**Stated exercise:** Transcribe only the lines of the listing below from the one holding "Give me the" through the one holding "ax = fig.add_axes([112", inclusive, without any change.

**Provided records:**
######
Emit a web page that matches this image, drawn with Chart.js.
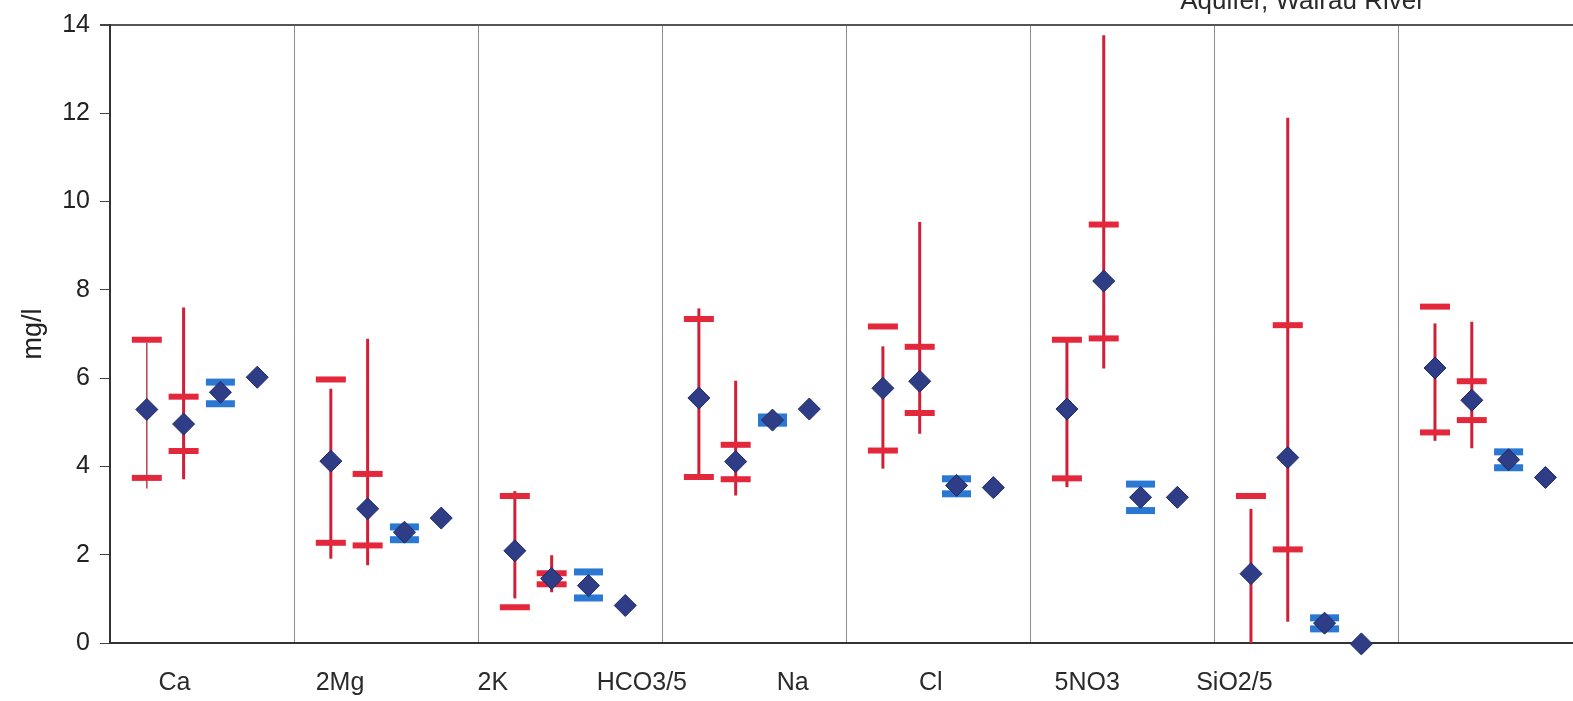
######
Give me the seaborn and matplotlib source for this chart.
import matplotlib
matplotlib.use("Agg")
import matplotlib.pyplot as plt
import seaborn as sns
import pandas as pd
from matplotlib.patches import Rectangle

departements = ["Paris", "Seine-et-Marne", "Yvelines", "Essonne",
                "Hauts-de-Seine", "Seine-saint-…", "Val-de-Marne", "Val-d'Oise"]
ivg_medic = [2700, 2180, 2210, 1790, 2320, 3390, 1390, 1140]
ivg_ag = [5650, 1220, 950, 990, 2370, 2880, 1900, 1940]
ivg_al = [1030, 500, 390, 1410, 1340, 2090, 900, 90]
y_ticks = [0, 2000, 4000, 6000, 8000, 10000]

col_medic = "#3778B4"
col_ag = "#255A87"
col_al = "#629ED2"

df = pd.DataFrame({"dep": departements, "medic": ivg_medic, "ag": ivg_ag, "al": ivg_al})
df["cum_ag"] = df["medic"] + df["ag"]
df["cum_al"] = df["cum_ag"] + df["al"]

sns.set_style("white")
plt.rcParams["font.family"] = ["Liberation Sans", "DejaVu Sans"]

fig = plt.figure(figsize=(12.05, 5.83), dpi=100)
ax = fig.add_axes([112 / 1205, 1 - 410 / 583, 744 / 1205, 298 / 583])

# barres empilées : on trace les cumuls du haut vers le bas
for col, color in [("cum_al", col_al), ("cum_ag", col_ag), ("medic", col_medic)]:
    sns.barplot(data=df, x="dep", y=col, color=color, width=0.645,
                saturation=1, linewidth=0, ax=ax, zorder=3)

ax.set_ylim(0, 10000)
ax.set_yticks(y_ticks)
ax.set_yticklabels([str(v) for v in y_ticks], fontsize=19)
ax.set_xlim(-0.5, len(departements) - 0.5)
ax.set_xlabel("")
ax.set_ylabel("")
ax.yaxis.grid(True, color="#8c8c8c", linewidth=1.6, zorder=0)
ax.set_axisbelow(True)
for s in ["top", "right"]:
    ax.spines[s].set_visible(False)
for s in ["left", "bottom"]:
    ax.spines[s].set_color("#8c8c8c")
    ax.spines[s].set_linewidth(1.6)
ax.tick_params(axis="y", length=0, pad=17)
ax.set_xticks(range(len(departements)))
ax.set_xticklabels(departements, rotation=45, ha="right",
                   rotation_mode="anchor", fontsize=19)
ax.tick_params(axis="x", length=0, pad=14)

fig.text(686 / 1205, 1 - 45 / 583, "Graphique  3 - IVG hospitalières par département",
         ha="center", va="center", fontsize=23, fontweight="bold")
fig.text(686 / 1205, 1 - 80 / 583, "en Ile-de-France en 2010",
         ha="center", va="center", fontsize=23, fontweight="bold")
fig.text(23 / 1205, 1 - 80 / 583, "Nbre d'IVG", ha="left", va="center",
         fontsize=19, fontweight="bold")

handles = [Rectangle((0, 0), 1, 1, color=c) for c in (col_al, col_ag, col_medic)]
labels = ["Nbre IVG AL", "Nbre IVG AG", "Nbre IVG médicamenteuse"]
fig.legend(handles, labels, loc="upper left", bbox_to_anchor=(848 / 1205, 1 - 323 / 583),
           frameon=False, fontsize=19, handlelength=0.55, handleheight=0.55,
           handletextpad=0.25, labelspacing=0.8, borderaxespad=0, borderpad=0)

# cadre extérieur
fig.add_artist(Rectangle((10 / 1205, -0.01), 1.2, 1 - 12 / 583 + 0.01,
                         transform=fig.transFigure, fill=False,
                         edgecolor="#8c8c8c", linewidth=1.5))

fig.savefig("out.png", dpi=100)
######
**Task answer:**
Give me the seaborn and matplotlib source for this chart.
import matplotlib
matplotlib.use("Agg")
import matplotlib.pyplot as plt
import seaborn as sns
import pandas as pd
from matplotlib.patches import Rectangle

departements = ["Paris", "Seine-et-Marne", "Yvelines", "Essonne",
                "Hauts-de-Seine", "Seine-saint-…", "Val-de-Marne", "Val-d'Oise"]
ivg_medic = [2700, 2180, 2210, 1790, 2320, 3390, 1390, 1140]
ivg_ag = [5650, 1220, 950, 990, 2370, 2880, 1900, 1940]
ivg_al = [1030, 500, 390, 1410, 1340, 2090, 900, 90]
y_ticks = [0, 2000, 4000, 6000, 8000, 10000]

col_medic = "#3778B4"
col_ag = "#255A87"
col_al = "#629ED2"

df = pd.DataFrame({"dep": departements, "medic": ivg_medic, "ag": ivg_ag, "al": ivg_al})
df["cum_ag"] = df["medic"] + df["ag"]
df["cum_al"] = df["cum_ag"] + df["al"]

sns.set_style("white")
plt.rcParams["font.family"] = ["Liberation Sans", "DejaVu Sans"]

fig = plt.figure(figsize=(12.05, 5.83), dpi=100)
ax = fig.add_axes([112 / 1205, 1 - 410 / 583, 744 / 1205, 298 / 583])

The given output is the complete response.